Thursday, 9 May 2013

John Hammond Jr- So Many Roads

John Hammond jr's So Many Roads is another fine document in the history of the blues revival of the 1960's. John Hammond jr was the son of famed record producer John Hammond who had produced the likes of Billie Holiday and Count Basie. Hammond jr had developed an interest in blues whilst in his teens and signed with the Vanguard label in 1962.

 Like The Paul Butterfield Blues band Hammond jr mined the bountiful catalogue of Chicago rhythm and blues. It's an album that has it's detractors with most criticism aimed at Hammond's vocals, although I think he gives a great barrelhouse interpretation. What lifts this album is the calibre of musicians, Robbie Robertson, Levon Helm and Garth Hudson who at that point were known as the Hawks had jammed with Hammond during a stint working the Peppermint lounge in 1964. Also featured on the album is the great harmonica player Charlie Musselwhite, Mike Bloomfield who ironically contributes piano and Chicago session bassist Jimmy Lewis.

The Hawks by this point were building a strong live reputation as one of the best R&B bands going around, Hammond was blown away by their playing and was eager to have them back him in the studio, his label Vanguard were less than enthusiastic but Hammond manage to convince them of the merits of the musicians. It was a great call because the Hawks help shape an album of raw, powerful blues with that characteristic tight sound that the Hawks had developed. The album starts off with the Willie Dixon penned Down in the Bottom and the first thing you really hear is Robbie's wailing guitar, that familiar bending of string and the sonic assault that was captivating young guitar players through the clubs in Canada and the south. Charlie Musselwhite plays a brilliant foil to Robertson, with sharp blasts of the harp. The Muddy Waters classic Long Distance Call allows Hammond and the band to get down and dirty with a funky slow blues, Musselwhite floats in and out of the song, playing alongside Robertson one minute and then coming in behind Hammonds vocals. They then do a raucous take of Who Do You Love which Robbie had lifted to exalted heights the year before when backing Ronnie Hawkins on his famous Roulette records 45. Hammond jr keeps it in the low down vein with another Waters cover I Want You To Love Me, the sound is so tight but it's got some real fire to it.
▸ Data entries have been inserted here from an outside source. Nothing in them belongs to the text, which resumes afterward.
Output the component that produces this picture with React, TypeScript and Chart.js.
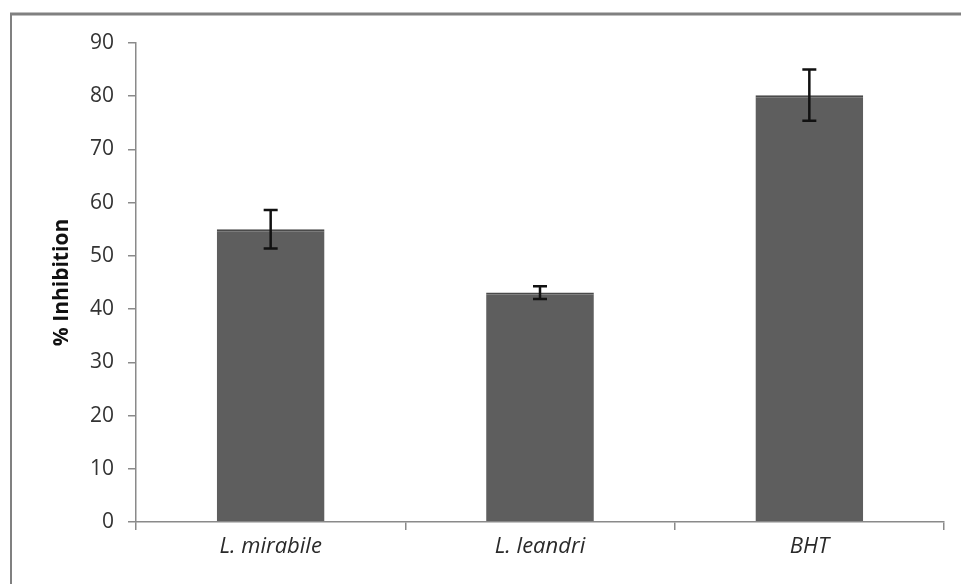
import React, { useEffect, useRef } from "react";
import { Chart, registerables } from "chart.js";

Chart.register(...registerables);

const categories = ["L. mirabile", "L. leandri", "BHT"];
const inhibition = [55.0, 43.1, 80.2];
const errors = [3.6, 1.2, 4.8];
const yTicks = [0, 10, 20, 30, 40, 50, 60, 70, 80, 90];

const FONT = "'Open Sans', 'DejaVu Sans', sans-serif";

const errorBarPlugin = {
  id: "errorBars",
  afterDatasetsDraw(chart: any) {
    const meta = chart.getDatasetMeta(0);
    const y = chart.scales.y;
    const ctx = chart.ctx;
    ctx.save();
    ctx.strokeStyle = "#111111";
    ctx.lineWidth = 2.5;
    meta.data.forEach((bar: any, i: number) => {
      const v = inhibition[i];
      const e = errors[i];
      const yTop = y.getPixelForValue(v + e);
      const yBot = y.getPixelForValue(v - e);
      const x = bar.x;
      const cap = 7;
      ctx.beginPath();
      ctx.moveTo(x, yTop);
      ctx.lineTo(x, yBot);
      ctx.moveTo(x - cap, yTop);
      ctx.lineTo(x + cap, yTop);
      ctx.moveTo(x - cap, yBot);
      ctx.lineTo(x + cap, yBot);
      ctx.stroke();
    });
    ctx.restore();
  },
};

const framePlugin = {
  id: "frame",
  afterDraw(chart: any) {
    const ctx = chart.ctx;
    ctx.save();
    ctx.strokeStyle = "#808080";
    ctx.lineWidth = 2;
    ctx.beginPath();
    ctx.moveTo(11, 600);
    ctx.lineTo(11, 14);
    ctx.stroke();
    ctx.lineWidth = 3;
    ctx.beginPath();
    ctx.moveTo(10, 14);
    ctx.lineTo(970, 14);
    ctx.stroke();
    ctx.restore();
  },
};

export default function App() {
  const ref = useRef<HTMLCanvasElement | null>(null);
  useEffect(() => {
    if (!ref.current) return;
    const chart = new Chart(ref.current, {
      type: "bar",
      data: {
        labels: categories,
        datasets: [
          {
            data: inhibition,
            backgroundColor: "#5e5e5e",
            borderColor: "#4a4a4a",
            borderWidth: { top: 2, left: 0, right: 0, bottom: 0 } as any,
            categoryPercentage: 1,
            barPercentage: 0.4,
          },
        ],
      },
      options: {
        animation: false,
        responsive: false,
        maintainAspectRatio: false,
        layout: { padding: { top: 43, right: 17, left: 0, bottom: 0 } },
        plugins: {
          legend: { display: false },
          tooltip: { enabled: false },
        },
        scales: {
          x: {
            offset: true,
            grid: {
              offset: true,
              drawOnChartArea: false,
              tickLength: 8,
              color: "#8a8a8a",
              lineWidth: 1.5,
            },
            border: { color: "#8a8a8a", width: 1.5 },
            ticks: {
              color: "#2a2a2a",
              padding: 4,
              font: { family: FONT, size: 22, style: "italic" },
            },
            afterFit: (s: any) => {
              s.height = 62;
            },
          },
          y: {
            min: 0,
            max: 90,
            afterBuildTicks: (s: any) => {
              s.ticks = yTicks.map((v) => ({ value: v }));
            },
            grid: {
              drawOnChartArea: false,
              tickLength: 8,
              color: "#8a8a8a",
              lineWidth: 1.5,
            },
            border: { color: "#8a8a8a", width: 1.5 },
            ticks: {
              color: "#333333",
              padding: 14,
              font: { family: FONT, size: 21 },
            },
            title: {
              display: true,
              text: "% Inhibition",
              color: "#111111",
              padding: { top: 49, bottom: 0 },
              font: { family: FONT, size: 21, weight: "bold" },
            },
            afterFit: (s: any) => {
              s.width = 136;
            },
          },
        },
      },
      plugins: [errorBarPlugin, framePlugin],
    });
    return () => chart.destroy();
  }, []);
  return (
    <div
      style={{
        position: "fixed",
        left: 0,
        top: 0,
        width: 961,
        height: 584,
        background: "#ffffff",
        overflow: "hidden",
      }}
    >
      <canvas ref={ref} width={961} height={584} style={{ width: 961, height: 584 }} />
    </div>
  );
}
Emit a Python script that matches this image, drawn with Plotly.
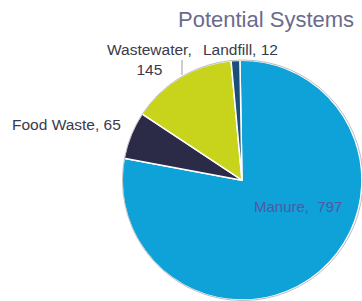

The apocalyptic Judgement Day is given a workout with some firey organ work from Garth Hudson who just blankets this song with some amazing chords, even in the early 60's his genius was on show. Levon for his part really lays that jungle beat down in the pocket, whilst Charlie Musselwhite just pours more fat on to the fire. So Many Roads, So Many Trains lifts the tempo a notch after a slow burning intro from Robbie. Rambling Blues was a song I was first introduced to on a Band documentary and I was blown away by the opening guitar cadence, Robbie was as good a blues player as there was going around at that time, he may have even been better than Mike Bloomfield. Hammond jr dips into the Bo Diddley canon again for O Yea which is done with lascivious glee, the solo from Garth is once again incredible, jazzy and soulful all in one. You Can't Judge a Book By It's Cover has a real urgency to it and a more rock and roll feel to it. Gambling Blues is one of the best tracks on the album, a slow pounding blues with Musselwhite stretching each harp note adding to the gambler's sense of desperation and isolation. Another classic Water's song Baby Please Don't Go has a more lo fi feel to it with some swirling organ work from Hudson.

Hammond jr went on to cut some great records for Vanguard and he also recorded some fine sessions at Muscle Shoals in the late 60's. He still records and tours and is highly respected as a great purveyor of the blues.